EMIL OSCAR RICHTER

(1841–1905)

Was sie in ihren Fabriken bauten, konnte nicht groß genug sein. Webstühle etwa, oder Lokomotiven. Aber was die Chemnitzer Industriellen des 19. Jahrhunderts liebten, und womit sie manchmal auch protzten, waren ihre kleinen, feinen Taschenuhren an prächtigen Ketten vor dem Westenbauch. Aber die schönste Uhr taugt nichts, wenn sie nicht geht. Uhrmacher war ein Beruf mit Zukunft. Das dachte sich wohl auch Vater Richter im erzgebirgischen Schlettau und schickte seinen Sohn in die Uhrmacherlehre nach Chemnitz.
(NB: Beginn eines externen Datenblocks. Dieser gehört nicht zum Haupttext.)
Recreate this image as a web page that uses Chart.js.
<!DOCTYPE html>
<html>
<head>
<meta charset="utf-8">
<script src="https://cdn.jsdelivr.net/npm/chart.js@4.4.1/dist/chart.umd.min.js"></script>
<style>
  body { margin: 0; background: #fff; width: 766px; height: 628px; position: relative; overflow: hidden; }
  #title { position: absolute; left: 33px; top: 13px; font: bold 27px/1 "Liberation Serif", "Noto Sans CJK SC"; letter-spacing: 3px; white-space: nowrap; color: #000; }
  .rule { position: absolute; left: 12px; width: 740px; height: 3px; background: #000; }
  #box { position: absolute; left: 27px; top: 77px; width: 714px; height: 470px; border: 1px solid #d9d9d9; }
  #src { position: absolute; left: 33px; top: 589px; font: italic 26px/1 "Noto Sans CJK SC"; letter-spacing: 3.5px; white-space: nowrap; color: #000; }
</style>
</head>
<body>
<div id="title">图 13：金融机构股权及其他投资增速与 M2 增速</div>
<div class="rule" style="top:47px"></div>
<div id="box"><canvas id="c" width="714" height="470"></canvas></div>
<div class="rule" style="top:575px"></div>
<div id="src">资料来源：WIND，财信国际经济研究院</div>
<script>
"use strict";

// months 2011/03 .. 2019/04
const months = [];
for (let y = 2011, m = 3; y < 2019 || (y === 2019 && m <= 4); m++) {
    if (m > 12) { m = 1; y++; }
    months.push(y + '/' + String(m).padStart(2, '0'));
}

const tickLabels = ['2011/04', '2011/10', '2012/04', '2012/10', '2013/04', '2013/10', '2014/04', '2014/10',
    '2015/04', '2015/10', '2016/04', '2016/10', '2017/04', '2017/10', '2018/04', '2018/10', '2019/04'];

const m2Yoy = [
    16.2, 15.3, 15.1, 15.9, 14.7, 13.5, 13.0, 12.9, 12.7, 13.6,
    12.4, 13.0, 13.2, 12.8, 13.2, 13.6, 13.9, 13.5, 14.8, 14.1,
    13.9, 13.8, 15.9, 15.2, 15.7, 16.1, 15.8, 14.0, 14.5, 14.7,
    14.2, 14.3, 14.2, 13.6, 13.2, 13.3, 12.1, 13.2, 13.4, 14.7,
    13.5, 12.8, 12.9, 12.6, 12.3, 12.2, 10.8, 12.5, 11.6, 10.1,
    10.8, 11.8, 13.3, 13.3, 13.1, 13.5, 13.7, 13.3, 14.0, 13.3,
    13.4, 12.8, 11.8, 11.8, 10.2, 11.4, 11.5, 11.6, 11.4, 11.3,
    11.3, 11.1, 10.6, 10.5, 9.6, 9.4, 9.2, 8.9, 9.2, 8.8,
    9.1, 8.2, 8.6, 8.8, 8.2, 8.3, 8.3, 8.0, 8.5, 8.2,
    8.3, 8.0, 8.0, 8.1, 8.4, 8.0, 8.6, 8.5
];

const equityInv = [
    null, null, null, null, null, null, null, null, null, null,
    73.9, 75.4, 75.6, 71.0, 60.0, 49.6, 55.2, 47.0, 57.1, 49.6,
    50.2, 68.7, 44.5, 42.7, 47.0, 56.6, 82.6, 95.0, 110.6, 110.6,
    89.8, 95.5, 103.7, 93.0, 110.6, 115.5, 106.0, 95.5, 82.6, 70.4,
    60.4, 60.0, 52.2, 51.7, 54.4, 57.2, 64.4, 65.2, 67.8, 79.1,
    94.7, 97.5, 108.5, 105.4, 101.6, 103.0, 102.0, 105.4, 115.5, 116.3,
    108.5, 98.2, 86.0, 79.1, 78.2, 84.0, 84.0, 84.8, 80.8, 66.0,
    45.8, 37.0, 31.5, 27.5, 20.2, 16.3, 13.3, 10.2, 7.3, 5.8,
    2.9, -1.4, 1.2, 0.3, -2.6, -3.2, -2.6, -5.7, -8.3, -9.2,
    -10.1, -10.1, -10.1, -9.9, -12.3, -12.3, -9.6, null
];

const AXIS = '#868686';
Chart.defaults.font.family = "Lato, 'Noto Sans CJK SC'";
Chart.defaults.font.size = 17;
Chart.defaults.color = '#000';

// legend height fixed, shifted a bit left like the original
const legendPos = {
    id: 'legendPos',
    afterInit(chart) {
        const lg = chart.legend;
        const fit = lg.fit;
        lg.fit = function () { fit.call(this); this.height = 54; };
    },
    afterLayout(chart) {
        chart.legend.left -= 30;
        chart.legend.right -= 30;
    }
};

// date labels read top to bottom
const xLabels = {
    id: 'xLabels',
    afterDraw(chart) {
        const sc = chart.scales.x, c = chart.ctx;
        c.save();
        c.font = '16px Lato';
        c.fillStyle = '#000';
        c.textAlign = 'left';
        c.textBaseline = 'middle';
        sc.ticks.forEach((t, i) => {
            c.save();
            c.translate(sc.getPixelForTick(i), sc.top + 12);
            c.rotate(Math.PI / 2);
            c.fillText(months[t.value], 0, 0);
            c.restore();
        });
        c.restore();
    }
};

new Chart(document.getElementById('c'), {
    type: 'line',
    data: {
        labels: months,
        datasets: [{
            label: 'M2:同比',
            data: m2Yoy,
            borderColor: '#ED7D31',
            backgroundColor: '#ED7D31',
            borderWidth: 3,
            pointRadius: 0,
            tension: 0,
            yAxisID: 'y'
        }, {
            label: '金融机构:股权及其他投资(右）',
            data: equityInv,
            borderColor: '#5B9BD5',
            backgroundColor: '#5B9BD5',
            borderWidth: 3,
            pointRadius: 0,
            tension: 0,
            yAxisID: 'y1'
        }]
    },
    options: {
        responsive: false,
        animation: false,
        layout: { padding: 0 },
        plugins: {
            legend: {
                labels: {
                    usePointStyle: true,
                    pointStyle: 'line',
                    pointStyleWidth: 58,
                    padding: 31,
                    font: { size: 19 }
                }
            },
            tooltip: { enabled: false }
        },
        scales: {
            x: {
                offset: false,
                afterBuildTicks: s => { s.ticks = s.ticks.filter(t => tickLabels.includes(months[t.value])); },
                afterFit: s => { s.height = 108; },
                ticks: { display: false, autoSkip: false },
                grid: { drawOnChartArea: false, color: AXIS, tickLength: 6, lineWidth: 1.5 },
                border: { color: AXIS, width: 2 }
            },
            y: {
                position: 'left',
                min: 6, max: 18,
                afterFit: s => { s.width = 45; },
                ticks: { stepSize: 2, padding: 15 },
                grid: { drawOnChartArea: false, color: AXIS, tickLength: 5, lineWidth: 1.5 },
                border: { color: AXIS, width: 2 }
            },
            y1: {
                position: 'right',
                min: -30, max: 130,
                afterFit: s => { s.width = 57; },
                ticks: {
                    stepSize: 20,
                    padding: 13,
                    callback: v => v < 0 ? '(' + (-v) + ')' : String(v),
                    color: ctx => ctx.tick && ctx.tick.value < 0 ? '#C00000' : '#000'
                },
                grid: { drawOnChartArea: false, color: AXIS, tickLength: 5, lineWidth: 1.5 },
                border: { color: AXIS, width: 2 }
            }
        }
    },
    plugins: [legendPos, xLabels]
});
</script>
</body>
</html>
Ob der junge Präzisionsfanatiker dort schon auf die Idee kam oder erst auf der Wanderschaft über Breslau nach Paris – egal: Emil Oscar hörte von Uhrmachern und Baumeistern, dass sie immer dann ein Problem hatten, wenn sie in ihren Konstruktionszeichnungen kleinste Kreise zeichnen sollten.
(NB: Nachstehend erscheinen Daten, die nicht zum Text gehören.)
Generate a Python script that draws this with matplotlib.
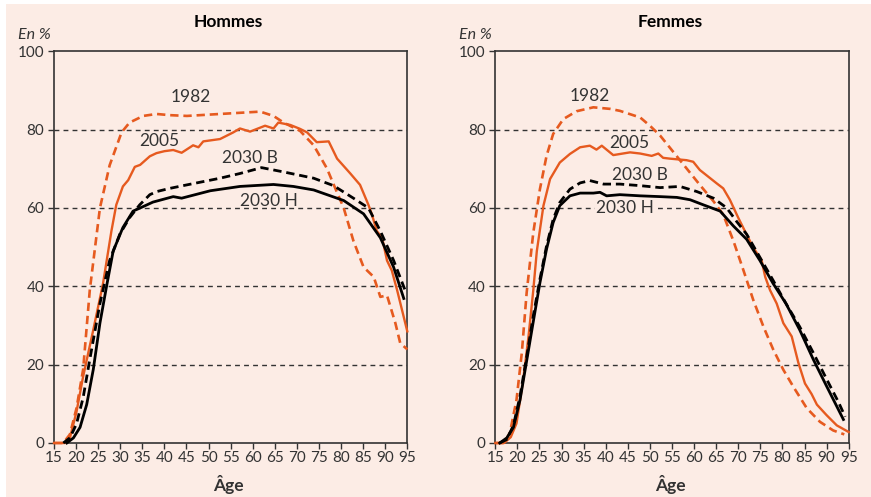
import matplotlib
matplotlib.use("Agg")
import matplotlib.pyplot as plt
from matplotlib.patches import Rectangle

# Hommes
h_age_1982 = [15, 17.1, 18.6, 20.1, 21.6, 23.1, 25.4, 27.6, 30.3, 32.1, 35.2, 38.2, 41.2, 45.1, 51.1, 55.6,
              61.7, 64.7, 67, 70.7, 73.8, 76.8, 78.7, 80.6, 82.8, 85.1, 87.4, 88.9, 90.4, 92.3, 93.4, 95]
h_1982 = [0, 0, 2.2, 8.9, 18.8, 39, 60, 70.9, 79.3, 81.8, 83.5, 84, 83.7, 83.5, 83.9, 84.2,
          84.6, 83.5, 81.8, 79.7, 76, 70.1, 65, 60, 51.6, 44.9, 42.4, 37.3, 37.7, 30.6, 25.5, 23.9]

h_age_2005 = [15, 17.5, 18.6, 20.1, 21.6, 23.9, 26.1, 28, 29.1, 30.6, 31.8, 33.3, 34.5, 36.7, 38.2, 40, 42,
              43.9, 46.5, 47.7, 48.8, 52.6, 55.6, 57.1, 59.4, 62.8, 64.7, 65.8, 68.5, 70.7, 72.3, 74.5,
              77.2, 79.1, 82.1, 84.3, 86.2, 87, 88.1, 89.3, 90.4, 91.5, 92.7, 95]
h_2005 = [0, 0, 1.3, 8, 17, 28.9, 40.7, 54.1, 60.8, 65.5, 67.1, 70.5, 71, 73.2, 74, 74.5, 74.8,
          74.1, 76, 75.5, 77, 77.6, 79.3, 80.3, 79.5, 81, 80.3, 81.8, 81.2, 80.2, 79.3, 76.8,
          77, 72.6, 68.8, 65.9, 60.8, 58.3, 54.1, 52.4, 46.6, 44, 39, 28.5]

h_age_2030b = [17.1, 18.6, 20.1, 21.6, 23.1, 25.4, 27.6, 29.9, 32.1, 34.4, 36.7, 38.3, 41.2, 45.1, 52.6,
               57.1, 62, 67, 73.8, 78.3, 82.8, 86.2, 88.9, 91.9, 94.5]
h_2030b = [0, 1.3, 4.9, 11.6, 21.3, 35.6, 46.6, 53.3, 57.5, 60.8, 63.4, 64.2, 65, 65.9, 67.6,
           68.8, 70.3, 69.2, 67.6, 65.7, 62.5, 60, 54.1, 46.6, 39]

h_age_2030h = [17.9, 19.4, 20.9, 22.4, 23.9, 25.4, 26.9, 28.4, 30.6, 32.9, 34.5, 37.4, 42, 43.9, 50.4,
               57.1, 64.7, 69.2, 73.8, 80.6, 85.1, 88.9, 91.9, 94.2]
h_2030h = [0, 1.3, 4, 9.8, 18.8, 30.6, 40, 49, 55, 59.2, 60, 61.5, 62.9, 62.5, 64.4,
           65.5, 66, 65.5, 64.6, 61.9, 58.5, 52.4, 44.9, 36.9]

# Femmes
f_age_1982 = [15, 17, 18.3, 19.8, 21, 22.1, 23.6, 25.1, 26.6, 28.1, 30.4, 33.4, 37.2, 41, 43.2, 47.8, 50,
              52.3, 55.3, 58.3, 61.3, 64.4, 66.6, 68.9, 71.2, 73.4, 75.7, 77.9, 80.2, 82.5, 85.5, 88.5,
              91.5, 94]
f_1982 = [0, 0, 2.6, 11, 23, 38.4, 53.7, 64.8, 73.3, 78.9, 82.7, 84.7, 85.7, 85.3, 84.8, 83.1, 81,
          78.5, 74.3, 70.1, 65.9, 61.7, 58.3, 51.6, 44, 36.5, 29.7, 23.9, 18.7, 14.3, 8.9, 5.4,
          3.2, 2.2]

f_age_2005 = [15, 17, 18.5, 19.8, 21.3, 22.5, 23.6, 24.4, 25.9, 27.4, 29.6, 31.9, 34.2, 36.4, 37.9, 39.1,
              41.7, 45.5, 47.8, 50.4, 51.9, 53, 54.5, 58.3, 59.8, 61.3, 63.2, 65.1, 66.6, 68.1, 70,
              71.5, 73.4, 75.3, 76.1, 77.2, 78.7, 80.2, 82.1, 83.6, 85.1, 86.6, 87.8, 90, 92.3, 95]
f_2005 = [0, 0, 1.5, 5, 16, 27, 39, 49, 60.6, 67.4, 71.6, 73.8, 75.5, 75.9, 74.9, 75.9,
          73.5, 74.2, 73.9, 73.3, 73.9, 72.8, 72.6, 72.2, 71.8, 69.7, 68, 66.3, 65, 62.1, 57.5,
          54.1, 49.9, 46.6, 42.4, 39, 35.6, 30.6, 27.2, 20.5, 15.2, 12.5, 9.8, 7.1, 4.5, 2.8]

f_age_2030b = [16, 17.6, 19.1, 20.6, 22.1, 23.6, 25.1, 26.6, 28.1, 29.6, 31.9, 34.2, 36.4, 39.5, 43.2,
               47.8, 52.3, 56.8, 60.6, 64.4, 67.4, 69.6, 71.9, 74.9, 77.9, 80.8, 83.9, 87, 90, 92.7, 94.2]
f_2030b = [0, 0.9, 4.5, 12, 22, 32.5, 41.8, 50.3, 57.1, 61.4, 64.8, 66.4, 67, 66.1, 66.1,
           65.7, 65.2, 65.5, 64.2, 62.5, 60, 56.6, 53.3, 47.4, 41.5, 35.6, 29.7, 23, 16.3, 10.4, 6.7]

f_age_2030h = [16, 17.6, 19.1, 20.6, 22.1, 23.6, 25.1, 26.6, 28.1, 29.6, 31.9, 34.2, 37.2, 38.7, 40.2,
               43.2, 47.8, 52.3, 56.1, 59.1, 62.1, 65.9, 68.9, 71.9, 74.9, 77.9, 80.8, 83.9, 87, 90, 93.8]
f_2030h = [0, 1.3, 4, 11, 21, 31, 40.9, 49.5, 56.3, 60.6, 63.1, 63.8, 63.8, 64, 63.1,
           63.4, 63.1, 62.9, 62.7, 62.1, 60.8, 59.2, 55.4, 52, 46.6, 40.7, 35.6, 28.9, 21.3, 14.5, 6]

x_ticks = list(range(15, 100, 5))
y_ticks = [0, 20, 40, 60, 80, 100]

# label positions (age, value) for each panel
h_labels = {"1982": (46.0, 88.4), "2005": (38.9, 77.0), "2030 B": (59.4, 72.8), "2030 H": (63.6, 61.9)}
f_labels = {"1982": (36.4, 88.6), "2005": (45.3, 76.6), "2030 B": (47.7, 68.4), "2030 H": (44.3, 59.9)}

ORANGE = "#E65A1F"
PINK = "#FCECE5"
GREY = "#333333"

plt.rcParams["font.family"] = ["Lato", "DejaVu Sans"]
plt.rcParams["lines.scale_dashes"] = False

fig = plt.figure(figsize=(8.71, 4.97), dpi=100, facecolor="white")
fig.patches.append(Rectangle((6 / 871, 0), 1 - 6 / 871, 1 - 4 / 497, transform=fig.transFigure,
                             facecolor=PINK, edgecolor="none", zorder=-1))

ax1 = fig.add_axes([54 / 871, 1 - 443 / 497, 353.3 / 871, 391.7 / 497])
ax2 = fig.add_axes([495.3 / 871, 1 - 443 / 497, 353.4 / 871, 391.7 / 497])

panels = [
    (ax1, "Hommes", (h_age_1982, h_1982), (h_age_2005, h_2005), (h_age_2030b, h_2030b),
     (h_age_2030h, h_2030h), h_labels),
    (ax2, "Femmes", (f_age_1982, f_1982), (f_age_2005, f_2005), (f_age_2030b, f_2030b),
     (f_age_2030h, f_2030h), f_labels),
]

for ax, title, s1982, s2005, s2030b, s2030h, labels in panels:
    ax.set_facecolor(PINK)
    ax.set_xlim(15, 95)
    ax.set_ylim(0, 100)
    for yv in [20, 40, 60, 80]:
        ax.axhline(yv, color=GREY, lw=1.0, dashes=(3.5, 3), zorder=1)

    ax.plot(*s1982, color=ORANGE, lw=1.9, dashes=(6, 3.5), zorder=3, clip_on=False)
    ax.plot(*s2005, color=ORANGE, lw=1.7, zorder=3, clip_on=False)
    ax.plot(*s2030b, color="black", lw=2.0, dashes=(6, 3.5), zorder=4, clip_on=False)
    ax.plot(*s2030h, color="black", lw=2.0, zorder=4, clip_on=False)

    for txt, (xa, ya) in labels.items():
        kw = {}
        if txt == "2030 H" and title == "Femmes":
            kw["bbox"] = dict(facecolor=PINK, edgecolor="none", pad=0.5)
        ax.text(xa, ya, txt, ha="center", va="center", fontsize=12.5, color=GREY, zorder=5, **kw)

    ax.set_xticks(x_ticks)
    ax.set_yticks(y_ticks)
    ax.tick_params(axis="both", direction="out", length=4, width=1, color=GREY,
                   labelcolor=GREY, labelsize=11)
    ax.tick_params(axis="x", pad=2)
    ax.tick_params(axis="y", pad=3)
    for sp in ax.spines.values():
        sp.set_color(GREY)
        sp.set_linewidth(1.2)

    x0, y0, w, h = ax.get_position().bounds
    cx = x0 + w / 2
    fig.text(cx - 2 / 871, 1 - 22 / 497, title, ha="center", va="center", fontsize=12.5,
             fontweight="bold", color="black")
    fig.text(cx - 2 / 871, 1 - 484 / 497, "Âge", ha="center", va="center", fontsize=12.5,
             fontweight="bold", color=GREY)
    fig.text(x0 - 36 / 871, 1 - 35 / 497, "En %", ha="left", va="center", fontsize=11.5,
             style="italic", color=GREY)

fig.savefig("out.png", dpi=100, facecolor=fig.get_facecolor())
Den Leuten kann geholfen werden, dachte Emil Oscar Richter, tüftelte und erfand den Nullenzirkel. Der erlaubte es, Kreise mit einem Durchmesser von 0,1 mm höchst präzise aufzu“reißen“. Viele Patente hat der kluge Erfinderkopf später noch dazu ersonnen, Punktierfedern und Schraffiermaschinen, vor allem die Flachreißzeuge – mit flachen statt dreieckigen oder runden Schenkeln. Sie ließen sich in der richtigen Metalllegierung industriell herstellen, waren handlicher durch den Richterschen feststehenden Zirkelkopf und viel präziser. Sie machten ihn in ganz Europa berühmt.
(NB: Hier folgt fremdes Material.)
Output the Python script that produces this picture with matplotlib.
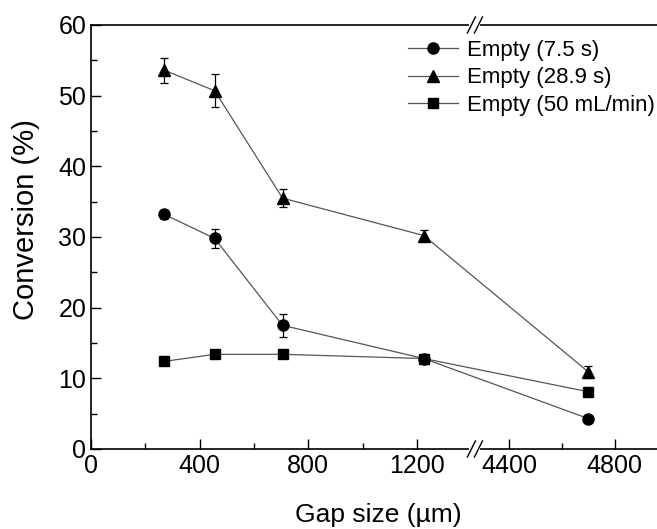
import numpy as np
import matplotlib
matplotlib.use('Agg')
import matplotlib.pyplot as plt
from matplotlib.ticker import FixedLocator

plt.rcParams['font.family'] = ['Liberation Sans', 'DejaVu Sans']

# datos
gap = [270, 455, 705, 1225, 4700]
conv_75 = [33.2, 29.8, 17.5, 12.8, 4.3]
err_75 = [0.6, 1.3, 1.6, 0.3, 0.3]
conv_289 = [53.6, 50.7, 35.5, 30.2, 10.9]
err_289 = [1.8, 2.3, 1.3, 0.8, 0.9]
conv_50 = [12.4, 13.4, 13.4, 12.8, 8.1]
err_50 = [0.3, 0.3, 0.3, 0.3, 0.3]
etiquetas = ['Empty (7.5 s)', 'Empty (28.9 s)', 'Empty (50 mL/min)']

# eje x partido: 0-1400 y 4285-fin
b1, b2, g = 1400.0, 4285.0, 26.0
k = 0.975

def fwd(x):
    x = np.asarray(x, dtype=float)
    return np.where(x <= b1, x, np.where(x >= b2, b1 + g + (x - b2) * k,
                                         b1 + (x - b1) * g / (b2 - b1)))

def inv(y):
    y = np.asarray(y, dtype=float)
    return np.where(y <= b1, y, np.where(y >= b1 + g, b2 + (y - b1 - g) / k,
                                         b1 + (y - b1) * (b2 - b1) / g))

fig = plt.figure(figsize=(6.57, 5.29), dpi=100)
ax = fig.add_axes([91 / 657, 80 / 529, 575 / 657, 424 / 529])
ax.set_xscale('function', functions=(fwd, inv))

series = [(conv_75, err_75, 'o', 8), (conv_289, err_289, '^', 9),
          (conv_50, err_50, 's', 7.5)]
for (y, e, m, ms), lab in zip(series, etiquetas):
    ax.errorbar(gap, y, yerr=e, fmt='none', ecolor='black', elinewidth=0.9,
                capsize=3, capthick=0.9)
    ax.plot(gap, y, '-', color='#555555', lw=0.9, marker=m, ms=ms,
            mfc='black', mec='black', label=lab)

ax.set_xlim(0, 4993)
ax.set_ylim(0, 60)
ax.xaxis.set_major_locator(FixedLocator([0, 400, 800, 1200, 4400, 4800]))
ax.xaxis.set_minor_locator(FixedLocator([200, 600, 1000, 4600]))
ax.set_xticklabels(['0', '400', '800', '1200', '4400', '4800'])
ax.yaxis.set_major_locator(FixedLocator(np.arange(0, 61, 10)))
ax.yaxis.set_minor_locator(FixedLocator(np.arange(5, 60, 10)))
ax.tick_params(which='both', direction='in', top=False, right=False,
               labelsize=18, width=1.0)
ax.tick_params(which='major', length=7)
ax.tick_params(which='minor', length=4)
for s in ax.spines.values():
    s.set_linewidth(1.2)

ax.set_xlabel('Gap size (µm)', fontsize=19, labelpad=18)
ax.set_ylabel('Conversion (%)', fontsize=21)
ax.yaxis.set_label_coords(-0.089, 0.542)

# marcas de corte
x0 = fwd(b1) / fwd(4993)
x1 = fwd(b2) / fwd(4993)
dx, dy = 0.007, 0.019
for yy in (0, 1):
    ax.plot([x0, x1], [yy, yy], transform=ax.transAxes, color='white',
            lw=3, clip_on=False, zorder=5)
    for xx in (x0, x1):
        ax.plot([xx - dx, xx + dx], [yy - dy, yy + dy], transform=ax.transAxes,
                color='black', lw=1.0, clip_on=False, zorder=6)

ax.legend(loc='upper left', bbox_to_anchor=(0.551, 0.965), frameon=False,
          fontsize=16, handlelength=2.25, handletextpad=0.4,
          labelspacing=0.29, borderaxespad=0, borderpad=0)

fig.savefig('out.png', dpi=100)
Noch heute werden die Fabrikate aus der Reißzeugfabrik E.O.Richter, Chemnitz, zu Liebhaberpreisen gehandelt – wenn sie im Originaletui stecken (auch die machte Richter selber - falsch verpackte Zirkelspitzen sind schnell krumm…). Generationen von Architekten, Ingenieuren – ja, und Schülern haben mit Richter-Reißzeugen gearbeitet, die heute als Zirkelkästen in manchen Wohnzimmerschränken liebevoll aufbewahrt werden. Gebraucht werden sie immer weniger, im Ingenieur-Studium vielleicht noch, später übernimmt Zeichen-Software im PC die Aufgabe. Aber wohl kein Haus auf dem Kassberg und viele sonst wo in Europa sind mit Richterschen Reißzeug entworfen worden. Kaum vorstellbar auch, dass die Entwicklungs-Ingenieure der weltberühmten Chemnitzer Schreib- und Buchungsmaschinen-Industrie von Ascota bis Wanderer ohne die Reißzeuge von Richter ausgekommen wären. Bald zählte er selbst zu den „großen“ Fabrikanten. Ob er seine kleinen Lieblinge, die Taschenuhren, da noch selbst repariert hat?